You may already be familiar with the Bitcoin blockchain. It was the first cryptocurrency on the scene and it’s blockchain is arguably the simplest of them all. That blockchain is simply a ledger containing all of the transactions that have been agreed upon by the majority of nodes collectively administering the blockchain. It is decentralized, it allows for anonymity, and it value is derived from its popularity which makes it democratic in theory. However, it does have some disadvantages. It is slow. A transaction on the Bitcoin blockchain takes at least 15 minutes to register. Its anonymity has been used by hackers. The recent ransomware attacks reported in the media have usually involved Bitcoin payments.
Ethereum and Ether, its token, were primary invented by Vitalik Buterin in response to the shortcomings of Bitcoin. Buterin thought that Bitcoin needed a scripting language to provide for programmed transactions called smart contracts. Smart contracts run exactly as programmed and don’t require third-party oversight. They are extremely fast. A typical Ethereum transaction takes only 10 seconds. Ethereum is the platform that generates the Blockchain that tracks Ether, or “gas,” which is used to compensate nodes for their computational work – mining.

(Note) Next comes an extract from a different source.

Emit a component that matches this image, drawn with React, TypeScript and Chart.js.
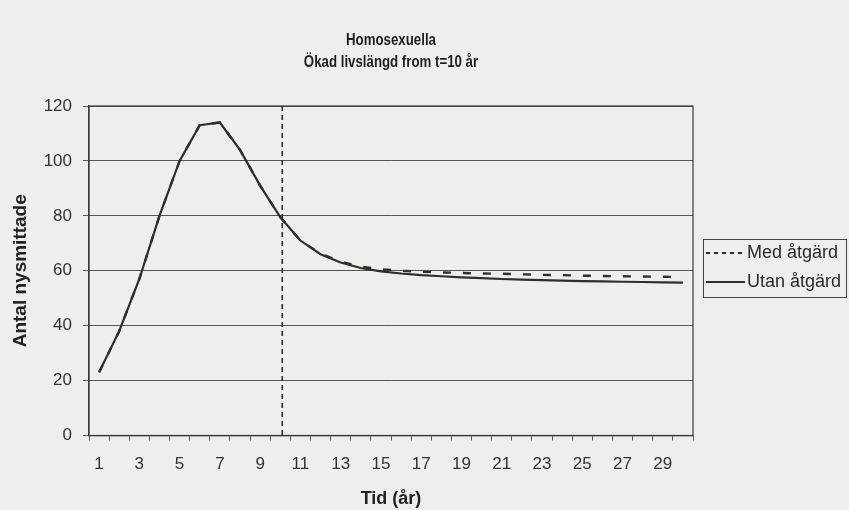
import { useEffect, useRef } from 'react';
import { Chart, registerables } from 'chart.js';

Chart.register(...registerables);

const titleLines = ['Homosexuella', 'Ökad livslängd from t=10 år'];
const xTitle = 'Tid (år)';
const yTitle = 'Antal nysmittade';
const years = ['1','2','3','4','5','6','7','8','9','10','11','12','13','14','15','16','17','18','19','20','21','22','23','24','25','26','27','28','29','30'];
const medLabel = 'Med åtgärd';
const utanLabel = 'Utan åtgärd';
const medValues = [23, 38, 57, 80, 100, 113, 114, 104, 91, 79.5, 71, 66.2, 63.3, 61.5, 60.5, 60.0, 59.6, 59.4, 59.2, 59.0, 58.9, 58.7, 58.5, 58.4, 58.2, 58.1, 58.0, 57.9, 57.8, 57.7];
const utanValues = [23, 38, 57, 80, 100, 113, 114, 104, 91, 79.5, 71, 66, 63, 61, 59.8, 59.0, 58.4, 58.0, 57.6, 57.3, 57.0, 56.8, 56.6, 56.4, 56.2, 56.1, 56.0, 55.9, 55.8, 55.7];
const interventionYear = '10';
const yMin = 0;
const yMax = 120;
const yStep = 20;

const BG = '#eeeeeb';
const INK = '#2e2e2e';
const GRID = '#555555';
const FONT = "'Liberation Sans', Arial, sans-serif";

const decor = {
  id: 'decor',
  beforeDraw(chart: any) {
    const { ctx, width, height } = chart;
    ctx.save();
    ctx.fillStyle = BG;
    ctx.fillRect(0, 0, width, height);
    ctx.restore();
  },
  afterDatasetsDraw(chart: any) {
    const { ctx, chartArea: a, scales } = chart;
    const x = scales.x;
    ctx.save();
    ctx.strokeStyle = '#3a3a3a';
    ctx.lineWidth = 1.2;
    ctx.strokeRect(a.left, a.top, a.right - a.left, a.bottom - a.top);
    const vx = x.getPixelForValue(years.indexOf(interventionYear)) + 2;
    ctx.strokeStyle = INK;
    ctx.lineWidth = 1.6;
    ctx.setLineDash([5, 4]);
    ctx.beginPath();
    ctx.moveTo(vx, a.top);
    ctx.lineTo(vx, a.bottom);
    ctx.stroke();
    ctx.restore();
  },
  afterDraw(chart: any) {
    const { ctx, chartArea: a } = chart;
    ctx.save();
    // title (condensed bold)
    ctx.fillStyle = '#1e1e1e';
    ctx.textAlign = 'center';
    ctx.textBaseline = 'middle';
    ctx.font = `bold 17px ${FONT}`;
    const cx = (a.left + a.right) / 2;
    const k = 0.78;
    ctx.save();
    ctx.scale(k, 1);
    ctx.fillText(titleLines[0], cx / k, 40);
    ctx.fillText(titleLines[1], cx / k, 62);
    ctx.restore();
    // legend
    const lx = 703, ly = 239, lw = 143, lh = 58;
    ctx.strokeStyle = '#444';
    ctx.lineWidth = 1;
    ctx.strokeRect(lx + 0.5, ly + 0.5, lw, lh);
    ctx.strokeStyle = INK;
    ctx.lineWidth = 2;
    ctx.setLineDash([4, 4]);
    ctx.beginPath();
    ctx.moveTo(706, 253);
    ctx.lineTo(743, 253);
    ctx.stroke();
    ctx.setLineDash([]);
    ctx.beginPath();
    ctx.moveTo(706, 282);
    ctx.lineTo(745, 282);
    ctx.stroke();
    ctx.fillStyle = '#2a2a2a';
    ctx.textAlign = 'left';
    ctx.font = `18px ${FONT}`;
    ctx.fillText(medLabel, 747, 253);
    ctx.fillText(utanLabel, 747, 282);
    ctx.restore();
  },
};

export default function App() {
  const ref = useRef<HTMLCanvasElement>(null);
  useEffect(() => {
    const chart = new Chart(ref.current as HTMLCanvasElement, {
      type: 'line',
      data: {
        labels: years,
        datasets: [
          {
            label: utanLabel,
            data: utanValues,
            borderColor: INK,
            borderWidth: 2.2,
            pointRadius: 0,
            tension: 0,
            fill: false,
          },
          {
            label: medLabel,
            data: medValues,
            borderColor: INK,
            borderWidth: 2.4,
            borderDash: [8, 12],
            pointRadius: 0,
            tension: 0,
            fill: false,
          },
        ],
      },
      options: {
        responsive: false,
        animation: false,
        devicePixelRatio: 1,
        layout: { padding: { left: 0, top: 106, right: 156, bottom: 0 } },
        plugins: {
          legend: { display: false },
          title: { display: false },
          tooltip: { enabled: false },
        },
        scales: {
          x: {
            type: 'category',
            offset: true,
            afterFit: (s: any) => { s.height = 74.5; },
            grid: {
              display: true,
              offset: true,
              drawOnChartArea: false,
              drawTicks: true,
              tickLength: 5,
              color: GRID,
            },
            border: { display: true, color: '#333', width: 1.2 },
            ticks: {
              autoSkip: false,
              maxRotation: 0,
              padding: 14,
              color: '#333',
              font: { family: FONT, size: 17 },
              callback: (_v: any, i: number) => (i % 2 === 0 ? years[i] : ''),
            },
            title: {
              display: true,
              text: xTitle,
              color: '#222',
              font: { family: FONT, size: 18, weight: 'bold' },
              padding: { top: 0, bottom: 0 },
            },
          },
          y: {
            min: yMin,
            max: yMax,
            afterFit: (s: any) => { s.width = 89; },
            grid: {
              color: GRID,
              lineWidth: 1,
              drawTicks: true,
              tickLength: 6,
            },
            border: { display: true, color: '#333', width: 1.2 },
            ticks: {
              stepSize: yStep,
              padding: 11,
              color: '#333',
              font: { family: FONT, size: 17 },
            },
            title: {
              display: true,
              text: yTitle,
              color: '#222',
              font: { family: FONT, size: 19, weight: 'bold' },
              padding: { top: 9, bottom: 0 },
            },
          },
        },
      },
      plugins: [decor],
    });
    return () => chart.destroy();
  }, []);
  return (
    <div style={{ position: 'absolute', left: 0, top: 0, width: 849, height: 510, background: BG }}>
      <canvas ref={ref} width={849} height={510} style={{ display: 'block' }} />
    </div>
  );
}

As you learn about cryptocurrencies, you’ll find that many are actually derived from other currencies. Usually this occurs to address specific shortcomings of the original crypto. Litecoin is a spinoff of Bitcoin. Litecoin is nearly identical to Bitcoin. It’s blockchain operates in basically the same way as Bitcoin. But its proof of work algorithm is programmed in a different way. It boasts a much faster transaction speed – 2 and a half minutes versus 15-30 minutes for Bitcoin. Its main disadvantage is its total anonymity as it has been used for nefarious purposes on the dark web.
Sia is a decentralized data storage platform. It has a blockchain that records transactions in Siacoins. It was originally conceived of as a way to utilize the world’s unused storage to host file storage. The rents paid for storage generates the Siacoin and anyone can allocate any amount of storage space for rent. The more space you offer, the more coins you can make. Space providers use competitive pricing to attract renters, so it offers cheap storage solutions. Its blockchain creates the storage marketplace and tracks Siacoin transactions. The main disadvantage is that it is not very user-friendly for non-technical people. But it is a promising platform and once it becomes more widely accepted, there’s every reason to believe it will become easier to set up and use.
Zcash is all about anonymity. Users can opt to make transactions transparent like Bitcoin, or they can be shielded. Because of this, the developer has had to go on record stating that Zcash was not designed to “facilitate illegal activity.” It’s blockchain is effectively the same as that of Bitcoin. All transactions are posted to a public blockchain. Users’ personal information is kept completely confidential. But it allows for completely private transactions. In fact, users can select which information can be shared, say for auditing purposes. This anonymity allows for flexibility and effectiveness. The main downside to Zcash is – as you may have guessed – the legal issues surrounding the high level of anonymity.
Of course, this is just a brief primer on some of the blockchain currencies that are out there. There are currently around 2,000 cryptocurrencies, each of them with their own blockchain core. That’s far too many to get into here. Feel free to research for yourself and learn about all the upcoming cryptos and the blockchain it supports.